Processing of Aspherical Lens
This article mainly introduces the characteristics of spherical lenses, aspherical lenses, and the processing of aspherical lenses.
Introduction of spherical lens
Spherical lenses have a fixed curvature from center to edge, whereas aspheric lenses have a continuous change in curvature from center to edge. In various types of lenses, in order to ensure optical performance, it is necessary to correct aberrations. If only spherical lenses are used for correction, many lens combinations are required to correspond to the technical requirements of the lens. The curvature radius of the aspheric lens varies with the central axis, so the number of optical components used can be reduced, thereby reducing the design cost.
Aspheric optical parts have become indispensable optical devices in military, civil and aerospace fields due to their unique optical properties and better imaging effects.
Aspheric surface processing
The aspheric surface processing technology is mainly divided into four parts: rough blank production, grinding and molding, polishing processing, and inspection of each process.
First, according to the design requirements, the spherical blank is processed. Select the appropriate fixture according to the size of the blank, and then follow the basic processes of rough grinding, fine grinding and polishing of aspheric surface processing. After the aspherical surface is milled, the profiler should be used to detect the surface shape, and the deviation of the surface shape should be corrected according to the detection results. After repeated inspections and corrections, the important part of ensuring the accuracy of the surface shape comes to the polishing process. The purpose is to achieve the specified optical quality standard on the basis of fine grinding.

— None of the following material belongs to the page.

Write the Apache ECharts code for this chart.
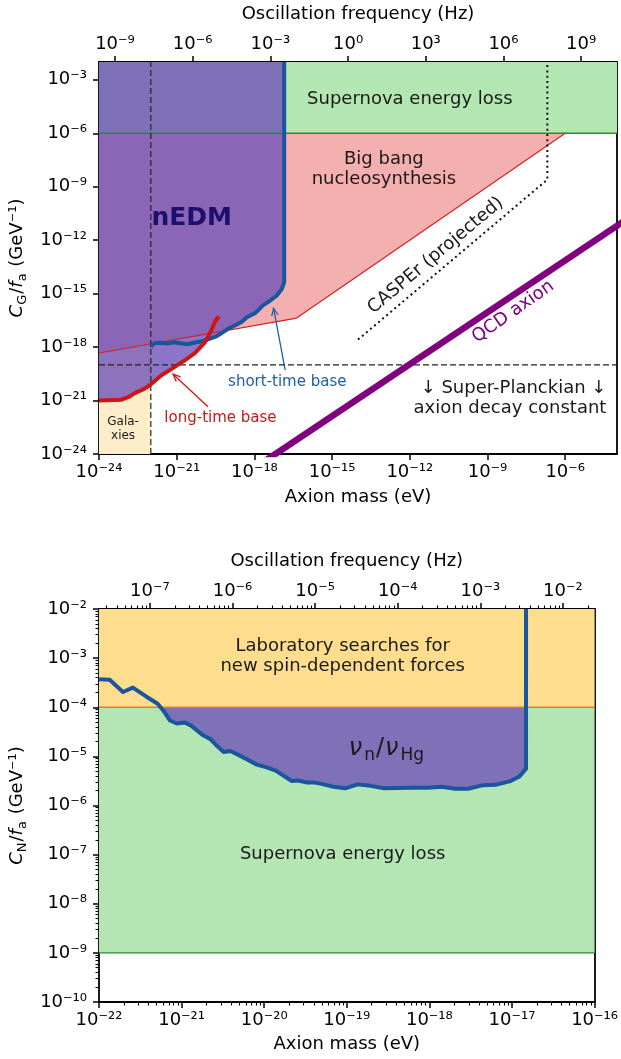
<!DOCTYPE html>
<html><head><meta charset="utf-8">
<script src="https://cdn.jsdelivr.net/npm/echarts@6/dist/echarts.min.js"></script>
<style>html,body{margin:0;padding:0;background:#fff}#c{width:621px;height:1059px}</style>
</head><body><div id="c"></div>
<script>
// ================= DATA (all values are log10) =================
const EV_TO_HZ_LOG = 14.38345; // log10(2.417989e14 Hz per eV)

// ---- top panel: C_G/f_a (GeV^-1) vs axion mass (eV)
const topMassRange = [-24, -4];
const topCouplingRange = [-24, -2];
const topMassTicks = [-24, -21, -18, -15, -12, -9, -6];
const topCouplingTicks = [-24, -21, -18, -15, -12, -9, -6, -3];
const topFreqTicks = [-9, -6, -3, 0, 3, 6, 9];

const shortTimeMass = [-22.0, -21.93, -21.85, -21.6, -21.35, -21.1, -20.85, -20.57, -20.3, -20.04, -19.85, -19.66, -19.45, -19.27, -19.05, -18.88, -18.7, -18.5, -18.29, -17.98, -17.8, -17.67, -17.4, -17.13, -16.95, -16.85, -16.85];
const shortTimeCoupling = [-18.0, -17.85, -17.79, -17.76, -17.8, -17.73, -17.78, -17.84, -17.74, -17.67, -17.6, -17.5, -17.38, -17.22, -17.0, -16.87, -16.75, -16.59, -16.33, -16.1, -15.85, -15.66, -15.4, -15.1, -14.75, -14.37, -2];
const longTimeMass = [-24, -23.13, -22.85, -22.62, -22.3, -22.04, -21.59, -21.15, -20.69, -20.3, -19.91, -19.66, -19.53, -19.37];
const longTimeCoupling = [-21.0, -20.95, -20.8, -20.58, -20.38, -20.14, -19.58, -19.18, -18.74, -18.34, -17.73, -17.06, -16.59, -16.27];
const nedmCrossMass = -19.9;

const bbnMass = [-24, -16.37, -6];
const bbnCoupling = [-18.33, -16.37, -6];
const supernovaTopBound = -6;
const galaxiesMassBound = -22;
const galaxiesCouplingBound = -21;
const superPlanckBound = -19;
const casperMass = [-14.0, -6.69, -6.69];
const casperCoupling = [-17.58, -8.6, -2];
const qcdMass = [-17.6, -3.6];
const qcdCoupling = [-24.4, -10.8];

// ---- bottom panel: C_N/f_a (GeV^-1) vs axion mass (eV)
const botMassRange = [-22, -16];
const botCouplingRange = [-10, -2];
const botMassTicks = [-22, -21, -20, -19, -18, -17, -16];
const botCouplingTicks = [-10, -9, -8, -7, -6, -5, -4, -3, -2];
const botFreqTicks = [-7, -6, -5, -4, -3, -2];
const labBound = -4;
const supernovaBotBound = -9;
const ratioMass = [-22.0, -21.87, -21.71, -21.59, -21.43, -21.29, -21.22, -21.14, -21.06, -20.96, -20.88, -20.75, -20.65, -20.57, -20.49, -20.41, -20.3, -20.2, -20.1, -19.98, -19.86, -19.75, -19.67, -19.59, -19.49, -19.4, -19.28, -19.16, -19.02, -18.87, -18.71, -18.55, -18.22, -18.02, -17.85, -17.69, -17.53, -17.36, -17.2, -17.03, -16.91, -16.83, -16.83];
const ratioCoupling = [-3.43, -3.44, -3.69, -3.6, -3.78, -3.93, -4.07, -4.27, -4.33, -4.31, -4.38, -4.56, -4.65, -4.79, -4.91, -4.89, -4.98, -5.07, -5.16, -5.22, -5.29, -5.41, -5.5, -5.49, -5.53, -5.53, -5.57, -5.62, -5.65, -5.57, -5.6, -5.65, -5.64, -5.64, -5.62, -5.66, -5.66, -5.59, -5.58, -5.51, -5.41, -5.25, -2];

// ================= STYLE =================
const FONT = 'DejaVu Sans';
const C = {
  green: '#b3e6b3', greenEdge: '#2d8c2d', pink: '#f4afaf', redEdge: '#d42222',
  beige: '#fdedc9', purple: 'rgba(113,84,185,0.8)', blue: '#1b559e', red: '#cc1616',
  qcd: '#800080', lab: '#fedd8e', labEdge: '#f47a1a', text: '#1a1a1a', navy: '#1e0f6e'
};

function sup(v) {
  const m = {'-':'⁻','0':'⁰','1':'¹','2':'²','3':'³','4':'⁴','5':'⁵','6':'⁶','7':'⁷','8':'⁸','9':'⁹'};
  return '10' + String(Math.round(v)).split('').map(c => m[c]).join('');
}
function minorTicks(lo, hi) {
  const r = [];
  for (let d = Math.floor(lo) - 1; d <= Math.ceil(hi); d++)
    for (let k = 2; k <= 9; k++) { const v = d + Math.log10(k); if (v > lo + 1e-9 && v < hi - 1e-9) r.push(v); }
  return r;
}
const lineAx = {show: true, onZero: false, lineStyle: {color: '#000', width: 1.8}};
const nameStyle = {fontSize: 18, color: '#000', fontFamily: FONT};
function majorAxis(gi, pos, lo, hi, ticks, margin, extra) {
  return Object.assign({
    type: 'value', gridIndex: gi, position: pos, min: lo, max: hi,
    axisLine: lineAx, splitLine: {show: false},
    axisTick: {show: true, length: 6, lineStyle: {color: '#000', width: 1.5}, customValues: ticks},
    axisLabel: {show: true, color: '#000', fontSize: 18, fontFamily: FONT, margin: margin, formatter: sup, customValues: ticks}
  }, extra || {});
}
function minorAxis(gi, pos, lo, hi) {
  return {
    type: 'value', gridIndex: gi, position: pos, min: lo, max: hi,
    axisLine: {show: false, onZero: false}, splitLine: {show: false},
    axisTick: {show: true, length: 3.5, lineStyle: {color: '#000', width: 1.1}, customValues: minorTicks(lo, hi)},
    axisLabel: {show: false}
  };
}
function spineAxis(gi, lo, hi) {
  return {type: 'value', gridIndex: gi, position: 'right', min: lo, max: hi,
    axisLine: lineAx, axisTick: {show: false}, axisLabel: {show: false}, splitLine: {show: false}};
}
const yNameRich = {
  i: {fontSize: 18, fontFamily: FONT, fontStyle: 'italic', lineHeight: 24, color: '#000'},
  s: {fontSize: 13, fontFamily: FONT, lineHeight: 15, verticalAlign: 'bottom', color: '#000', padding: [0, 1, 0, 0]},
  n: {fontSize: 18, fontFamily: FONT, lineHeight: 24, color: '#000'}
};

// ================= SERIES HELPERS =================
function axes(gi) { return gi === 0 ? {xAxisIndex: 0, yAxisIndex: 0} : {xAxisIndex: 2, yAxisIndex: 2}; }
function polySeries(gi, pts, fill) {
  return Object.assign({
    type: 'custom', silent: true, clip: true, data: [pts[0]],
    renderItem: (p, api) => ({type: 'polygon', shape: {points: pts.map(q => api.coord(q))}, style: {fill: fill}})
  }, axes(gi));
}
function lineSeries(gi, xs, ys, color, width, type) {
  return Object.assign({
    type: 'line', silent: true, clip: true, showSymbol: false, symbol: 'none',
    data: xs.map((x, i) => [x, ys[i]]),
    lineStyle: {color: color, width: width, type: type || 'solid', cap: 'butt', join: 'round'}
  }, axes(gi));
}
function arrowSeries(gi, from, to, color) {
  return Object.assign({
    type: 'custom', silent: true, data: [from],
    renderItem: (p, api) => {
      const a = api.coord(from), b = api.coord(to);
      const ang = Math.atan2(b[1] - a[1], b[0] - a[0]), L = 8, w = 0.42;
      const h1 = [b[0] - L * Math.cos(ang - w), b[1] - L * Math.sin(ang - w)];
      const h2 = [b[0] - L * Math.cos(ang + w), b[1] - L * Math.sin(ang + w)];
      return {type: 'group', children: [
        {type: 'line', shape: {x1: a[0], y1: a[1], x2: b[0], y2: b[1]}, style: {stroke: color, lineWidth: 1.3}},
        {type: 'polyline', shape: {points: [h1, b, h2]}, style: {stroke: color, lineWidth: 1.3, fill: null}}
      ]};
    }
  }, axes(gi));
}
function textSeries(gi, items) {
  return Object.assign({
    type: 'custom', silent: true, data: items.map((t, i) => [t.x, t.y, i]),
    renderItem: (p, api) => {
      const t = items[api.value(2)];
      const c = api.coord([api.value(0), api.value(1)]);
      return {type: 'text', x: c[0], y: c[1], rotation: (t.rot || 0) * Math.PI / 180,
        style: {text: t.text, fill: t.color || C.text, fontSize: t.size || 18, fontFamily: FONT,
          fontWeight: t.weight || 'normal', align: t.align || 'center', verticalAlign: 'middle',
          lineHeight: t.lh, rich: t.rich}};
    }
  }, axes(gi));
}

// ================= BUILD SHAPES FROM DATA =================
const [tx0, tx1] = topMassRange, [ty0, ty1] = topCouplingRange;
const galaxiesStrip = [[tx0, ty0], [galaxiesMassBound, ty0], [galaxiesMassBound, ty1], [tx0, ty1]];
const snTopPoly = [[tx0, supernovaTopBound], [tx1, supernovaTopBound], [tx1, ty1], [tx0, ty1]];
const bbnPoly = bbnMass.map((m, i) => [m, bbnCoupling[i]]).concat([[tx0, supernovaTopBound]]);
const nedmPoly = [[tx0, ty1]];
for (let i = shortTimeMass.length - 1; i >= 0; i--) if (shortTimeMass[i] >= nedmCrossMass) nedmPoly.push([shortTimeMass[i], shortTimeCoupling[i]]);
for (let i = longTimeMass.length - 1; i >= 0; i--) if (longTimeMass[i] <= nedmCrossMass) nedmPoly.push([longTimeMass[i], longTimeCoupling[i]]);

const [bx0, bx1] = botMassRange, [by0, by1] = botCouplingRange;
const labPoly = [[bx0, labBound], [bx1, labBound], [bx1, by1], [bx0, by1]];
const snBotPoly = [[bx0, supernovaBotBound], [bx1, supernovaBotBound], [bx1, labBound], [bx0, labBound]];
const ratioPoly = ratioMass.map((m, i) => [m, Math.min(ratioCoupling[i], labBound)])
  .concat([[ratioMass[ratioMass.length - 1], labBound], [ratioMass[0], labBound]]);

const topTexts = [
  {x: -12.0, y: -4.1, text: 'Supernova energy loss'},
  {x: -13.0, y: -8.04, text: 'Big bang\nnucleosynthesis', lh: 20},
  {x: -20.42, y: -10.79, text: 'nEDM', size: 25, weight: 'bold', color: C.navy},
  {x: -11.0, y: -12.86, text: 'CASPEr (projected)', rot: 40},
  {x: -8.01, y: -16.02, text: 'QCD axion', rot: 35, color: C.qcd},
  {x: -4.41, y: -20.88, text: '↓ Super-Planckian ↓\naxion decay constant', lh: 20, align: 'right'},
  {x: -16.73, y: -19.99, text: 'short-time base', size: 15, color: '#1f5fa8'},
  {x: -19.31, y: -22.0, text: 'long-time base', size: 15, color: C.red},
  {x: -23.07, y: -22.6, text: 'Gala-\nxies', size: 12, lh: 14.5}
];
const botTexts = [
  {x: -19.05, y: -2.97, text: 'Laboratory searches for\nnew spin-dependent forces', lh: 20},
  {x: -18.52, y: -4.85, text: '{v|ν}{s|n}{p|/}{v|ν}{s|Hg}', rich: {
    v: {fontSize: 24, fontFamily: FONT, fontStyle: 'italic', lineHeight: 30, color: C.navy},
    p: {fontSize: 24, fontFamily: FONT, lineHeight: 30, color: C.navy, padding: [0, 1, 0, 1]},
    s: {fontSize: 17, fontFamily: FONT, lineHeight: 20, verticalAlign: 'bottom', color: C.navy, padding: [0, 0, 0, 2]}}},
  {x: -19.05, y: -7.0, text: 'Supernova energy loss'}
];

const option = {
  animation: false,
  backgroundColor: '#fff',
  textStyle: {fontFamily: FONT},
  grid: [
    {left: 99, top: 62, width: 518, height: 392},
    {left: 99, top: 609, width: 497, height: 393}
  ],
  xAxis: [
    majorAxis(0, 'bottom', tx0, tx1, topMassTicks, 9, {name: 'Axion mass (eV)', nameLocation: 'middle', nameGap: 34, nameTextStyle: nameStyle}),
    majorAxis(0, 'top', tx0 + EV_TO_HZ_LOG, tx1 + EV_TO_HZ_LOG, topFreqTicks, 9, {name: 'Oscillation frequency (Hz)', nameLocation: 'middle', nameGap: 39, nameTextStyle: nameStyle}),
    majorAxis(1, 'bottom', bx0, bx1, botMassTicks, 9, {name: 'Axion mass (eV)', nameLocation: 'middle', nameGap: 33, nameTextStyle: nameStyle}),
    minorAxis(1, 'bottom', bx0, bx1),
    majorAxis(1, 'top', bx0 + EV_TO_HZ_LOG, bx1 + EV_TO_HZ_LOG, botFreqTicks, 9, {name: 'Oscillation frequency (Hz)', nameLocation: 'middle', nameGap: 39, nameTextStyle: nameStyle}),
    minorAxis(1, 'top', bx0 + EV_TO_HZ_LOG, bx1 + EV_TO_HZ_LOG)
  ],
  yAxis: [
    majorAxis(0, 'left', ty0, ty1, topCouplingTicks, 12, {name: '{i|C}{s|G}{n|/}{i|f}{s|a}{n| (GeV⁻¹)}', nameLocation: 'middle', nameRotate: 90, nameGap: 58, nameTextStyle: {rich: yNameRich}}),
    spineAxis(0, ty0, ty1),
    majorAxis(1, 'left', by0, by1, botCouplingTicks, 12, {name: '{i|C}{s|N}{n|/}{i|f}{s|a}{n| (GeV⁻¹)}', nameLocation: 'middle', nameRotate: 90, nameGap: 58, nameTextStyle: {rich: yNameRich}}),
    minorAxis(1, 'left', by0, by1),
    spineAxis(1, by0, by1)
  ],
  series: [
    // ---- top panel
    polySeries(0, galaxiesStrip, C.beige),
    polySeries(0, snTopPoly, C.green),
    lineSeries(0, [tx0, tx1], [supernovaTopBound, supernovaTopBound], C.greenEdge, 1.3),
    polySeries(0, bbnPoly, C.pink),
    lineSeries(0, bbnMass, bbnCoupling, C.redEdge, 1.2),
    lineSeries(0, [galaxiesMassBound, galaxiesMassBound], [ty0, ty1], '#222', 1.2, [6, 3]),
    lineSeries(0, [tx0, tx1], [superPlanckBound, superPlanckBound], '#222', 1.2, [6, 3]),
    polySeries(0, nedmPoly, C.purple),
    lineSeries(0, shortTimeMass, shortTimeCoupling, C.blue, 4),
    lineSeries(0, longTimeMass, longTimeCoupling, C.red, 4),
    lineSeries(0, casperMass, casperCoupling, '#111', 2, [2, 3.3]),
    lineSeries(0, qcdMass, qcdCoupling, C.qcd, 6.5),
    arrowSeries(0, [-16.81, -19.3], [-17.26, -15.83], '#1f5fa8'),
    arrowSeries(0, [-19.79, -21.35], [-21.14, -19.52], C.red),
    textSeries(0, topTexts),
    // ---- bottom panel
    polySeries(1, labPoly, C.lab),
    polySeries(1, snBotPoly, C.green),
    lineSeries(1, [bx0, bx1], [supernovaBotBound, supernovaBotBound], C.greenEdge, 1.3),
    polySeries(1, ratioPoly, C.purple),
    lineSeries(1, [bx0, bx1], [labBound, labBound], C.labEdge, 1.5),
    lineSeries(1, ratioMass, ratioCoupling, C.blue, 4),
    textSeries(1, botTexts)
  ]
};
const chart = echarts.init(document.getElementById('c'), null, {renderer: 'canvas'});
chart.setOption(option);
</script></body></html>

At present, due to the wide application of optical elements in various fields, the traditional processing methods of aspheric lenses have been unable to meet the needs of today’s market in terms of processing efficiency and processing cost. With the rapid development of ultra-accurate processing technology, the emergence of high-precision machine tools and the combination of computer technology have made a breakthrough in the processing technology of aspheric optical components.
This technology uses an ultra-accurate milling and grinding machine to grind and form the optical element blank, and then uses computer simulation polishing to determine reasonable polishing parameters, select the polishing parameters to calculate the motion trajectory and residence equation, and reduce the surface accuracy while ensuring the surface shape. The surface roughness of the components meets the processing quality requirements of optical components.